Trinidadian Islamic leader (1941–2021)

Yasin Abu Bakr (born Lennox Philip; 19 October 1941 – 21 October 2021) was a Trinidadian radical Islamist leader and militant who founded and led the Jamaat al Muslimeen, an Afro-Trinidadian Muslim group in Trinidad and Tobago. He is best known for orchestrating the 1990 coup d’état, during which he and over 100 armed members of his group stormed the Parliament (Red House) and state television station, holding Prime Minister A.N.R. Robinson and several cabinet members hostage for six days.

==Life==
Abu Bakr was born Lennox Philip in Trinidad and Tobago and grew up in a suburb of Port-of-Spain as the eighth of fifteen children. He graduated from Queen's Royal College, and spent time during his tertiary studies in Toronto, Canada.

Abu Bakr converted to Islam, although there are two conflicting descriptions of how it took place. One story states it occurred in 1969 after an Egyptian preacher visited Trinidad. The other story states it occurred in the early 1970s while still in Canada, and that he returned to Trinidad already converted in 1973. He changed his name shortly after converting.

In the 1970s he lived in Libya as a guest of Muammar Gaddafi. Upon his return to Trinidad and Tobago he founded the Jamaat al Muslimeen.

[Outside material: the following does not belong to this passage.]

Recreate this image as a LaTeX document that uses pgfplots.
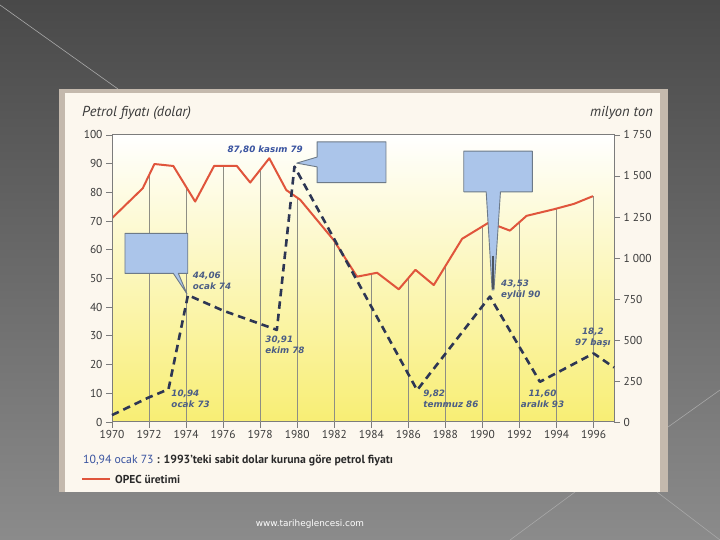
\documentclass[border=0pt]{standalone}
\usepackage{fontspec}
\setmainfont{PT Sans}
\newfontfamily\webfont{DejaVu Sans}
\newfontfamily\annotfont{DejaVu Sans}
\usepackage{pgfplots}
\pgfplotsset{compat=1.18}

\definecolor{bgtop}{HTML}{494949}
\definecolor{bgbot}{HTML}{8B8B8B}
\definecolor{decoline}{HTML}{A8A8A8}
\definecolor{frame}{HTML}{C4B9AD}
\definecolor{cream}{HTML}{FCF7EE}
\definecolor{plotyellow}{HTML}{F8EE74}
\definecolor{axgray}{HTML}{7C7C7C}
\definecolor{ticktext}{HTML}{3A3A3A}
\definecolor{dropgray}{HTML}{8E8E84}
\definecolor{opecred}{HTML}{E0553C}
\definecolor{pricenavy}{HTML}{2D3654}
\definecolor{boxblue}{HTML}{ABC5EA}
\definecolor{boxedge}{HTML}{6D7A88}
\definecolor{annotgray}{HTML}{4B5D85}
\definecolor{annotblue}{HTML}{3953A0}
\definecolor{legtext}{HTML}{2A2A2A}

\tikzset{
  annot/.style={text=annotgray,inner sep=0pt,font=\annotfont\fontsize{8.8}{11.2}\selectfont\bfseries\itshape},
  callout/.style={fill=boxblue,draw=boxedge,line width=0.9bp,line join=round},
}

\begin{document}
\begin{tikzpicture}[x=1bp,y=1bp]
\useasboundingbox (0,0) rectangle (720,540);
% slide background
\shade[top color=bgtop,bottom color=bgbot] (0,0) rectangle (720,540);
\draw[decoline,line width=0.6bp] (0,535) -- (118,451);
\draw[decoline,line width=0.6bp] (668,113) -- (720,150);
\draw[decoline,line width=0.6bp] (657,48) -- (720,0);
\draw[decoline,line width=0.6bp] (575,48) -- (510,0);
% chart panel
\fill[frame] (59,48) rectangle (668,451);
\fill[cream] (65,48) rectangle (660,447);

% production (right axis)
\begin{axis}[
  at={(112bp,118bp)}, anchor=south west,
  scale only axis, width=502bp, height=287bp,
  xmin=1970, xmax=1997.1, ymin=0, ymax=1750,
  axis background/.style={top color=white,bottom color=plotyellow},
  axis line style={draw=axgray,line width=1bp},
  xtick pos=bottom, ytick pos=right,
  tick align=outside, major tick length=6bp,
  tick style={draw=axgray,line width=0.9bp},
  xtick={1970,1972,...,1996},
  xticklabels={1970,1972,1974,1976,1978,1980,1982,1984,1986,1988,1990,1992,1994,1996},
  ytick={0,250,...,1750},
  yticklabels={0,250,500,750,1 000,1 250,1 500,1 750},
  ticklabel style={font=\fontsize{11.5}{13}\selectfont,text=ticktext},
  xticklabel style={yshift=1.5bp},
]
\addplot[ycomb,draw=dropgray,line width=0.7bp,no marks] coordinates {
  (1972,1505) (1974,1433) (1976,1561) (1978,1538) (1980,1367) (1982,1104)
  (1984,903) (1986,877) (1988,950) (1990,1194) (1992,1218) (1994,1302) (1996,1377)
};
\addplot[draw=opecred,line width=2bp,line join=round,no marks] coordinates {
  (1970.00,1243) (1971.66,1425) (1972.29,1573) (1973.31,1561) (1974.49,1344)
  (1975.51,1561) (1976.74,1561) (1977.46,1460) (1978.49,1608) (1979.41,1414)
  (1980.16,1355) (1981.96,1110) (1983.23,886) (1984.31,910) (1985.48,809)
  (1986.38,928) (1987.37,835) (1988.90,1117) (1990.34,1216) (1991.48,1167)
  (1992.38,1257) (1993.85,1297) (1994.94,1330) (1995.96,1377)
};
\end{axis}

% price (left axis)
\begin{axis}[
  at={(112bp,118bp)}, anchor=south west,
  scale only axis, width=502bp, height=287bp,
  xmin=1970, xmax=1997.1, ymin=0, ymax=100,
  axis y line*=left, axis x line=none, clip=false,
  axis line style={draw=axgray,line width=1bp},
  tick align=outside, major tick length=6bp,
  tick style={draw=axgray,line width=0.9bp},
  ytick={0,10,...,100},
  /pgf/number format/assume math mode=true,
  ticklabel style={font=\fontsize{11.5}{13}\selectfont,text=ticktext},
]
\addplot[draw=pricenavy,line width=2.6bp,dash pattern=on 7.5bp off 5bp,line join=round,no marks] coordinates {
  (1970.00,2.4) (1972.00,8.6) (1973.05,11.4) (1974.10,44.2) (1976.00,38.8)
  (1978.90,32.1) (1979.85,89.0) (1986.47,11.1) (1990.40,43.7) (1993.10,14.0)
  (1996.00,23.9) (1997.10,19.0)
};
% callout boxes
\filldraw[callout]
  (axis cs:1981.07,97.6) -- (axis cs:1984.79,97.6) -- (axis cs:1984.79,83.4)
  -- (axis cs:1981.07,83.4) -- (axis cs:1981.07,88.9) -- (axis cs:1979.97,90.2)
  -- (axis cs:1981.07,92.3) -- cycle;
\filldraw[callout]
  (axis cs:1970.70,65.7) -- (axis cs:1974.09,65.7) -- (axis cs:1974.09,51.8)
  -- (axis cs:1973.58,51.8) -- (axis cs:1974.05,44.6) -- (axis cs:1973.31,51.8)
  -- (axis cs:1970.70,51.8) -- cycle;
\filldraw[callout]
  (axis cs:1988.99,94.4) -- (axis cs:1992.69,94.4) -- (axis cs:1992.69,80.2)
  -- (axis cs:1990.97,80.2) -- (axis cs:1990.62,46.0) -- (axis cs:1990.52,46.0)
  -- (axis cs:1990.20,80.2) -- (axis cs:1988.99,80.2) -- cycle;
\draw[boxedge!70!black,line width=1.4bp] (axis cs:1990.57,58) -- (axis cs:1990.57,46.3);
% value labels
\node[annot,text=annotblue] at (axis cs:1978.27,94.8) {87,80 kasım 79};
\node[annot,anchor=west,align=left] at (axis cs:1974.36,49.3) {44,06\\ocak 74};
\node[annot,anchor=west,align=left] at (axis cs:1978.27,26.8) {30,91\\ekim 78};
\node[annot,anchor=west,align=left] at (axis cs:1973.20,8.0) {10,94\\ocak 73};
\node[annot,anchor=west,align=left] at (axis cs:1986.80,8.0) {9,82\\temmuz 86};
\node[annot,anchor=west,align=left] at (axis cs:1991.00,46.0) {43,53\\eylül 90};
\node[annot,align=center] at (axis cs:1993.24,8.0) {11,60\\aralık 93};
\node[annot,align=center] at (axis cs:1995.96,29.4) {18,2\\97 başı};
\end{axis}

% axis titles
\node[anchor=west,inner sep=0pt,text=ticktext,font=\fontsize{14.5}{16}\selectfont\itshape] at (82,427) {Petrol fiyatı (dolar)};
\node[anchor=east,inner sep=0pt,text=ticktext,font=\fontsize{14.5}{16}\selectfont\itshape] at (653,427) {milyon ton};
% key
\node[anchor=west,inner sep=0pt,text=legtext,font=\fontsize{11.8}{13}\selectfont\bfseries] at (83,79)
  {{\color{annotblue}\mdseries 10,94 ocak 73} : 1993'teki sabit dolar kuruna göre petrol fiyatı};
\draw[opecred,line width=2bp] (82,61) -- (110,61);
\node[anchor=west,inner sep=0pt,text=legtext,font=\fontsize{11.5}{13}\selectfont\bfseries] at (115,61) {OPEC üretimi};
% site name
\node[inner sep=0pt,text=white,font=\webfont\fontsize{8.9}{10}\selectfont] at (310,16) {www.tariheglencesi.com};
\end{tikzpicture}
\end{document}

Abu Bakr collapsed and died at his home on 21 October 2021 at the age of 80.

==Coup==

In 1990, 100 of Abu Bakr's followers stormed the Parliament of Trinidad and Tobago and took the Prime Minister A. N. R. Robinson hostage. Abu Bakr surrendered to police six days later, and spent two years in jail.

== Personal life ==
Abu Bakr had four wives including Annisa Abu Bakr, an economist, Atiyah Abu Bakr, and Indrani Maharaj-Abu Bakr, an attorney and 15 children: nine daughters and six sons.

His son Fuad later embarked on a political course, eventually becoming the leader of the New National Vision party, a minor political party founded in 1994 in Trinidad and Tobago. He unsuccessfully ran for a seat in the 2020 general elections. Another of his sons, Radanfah, played football professionally.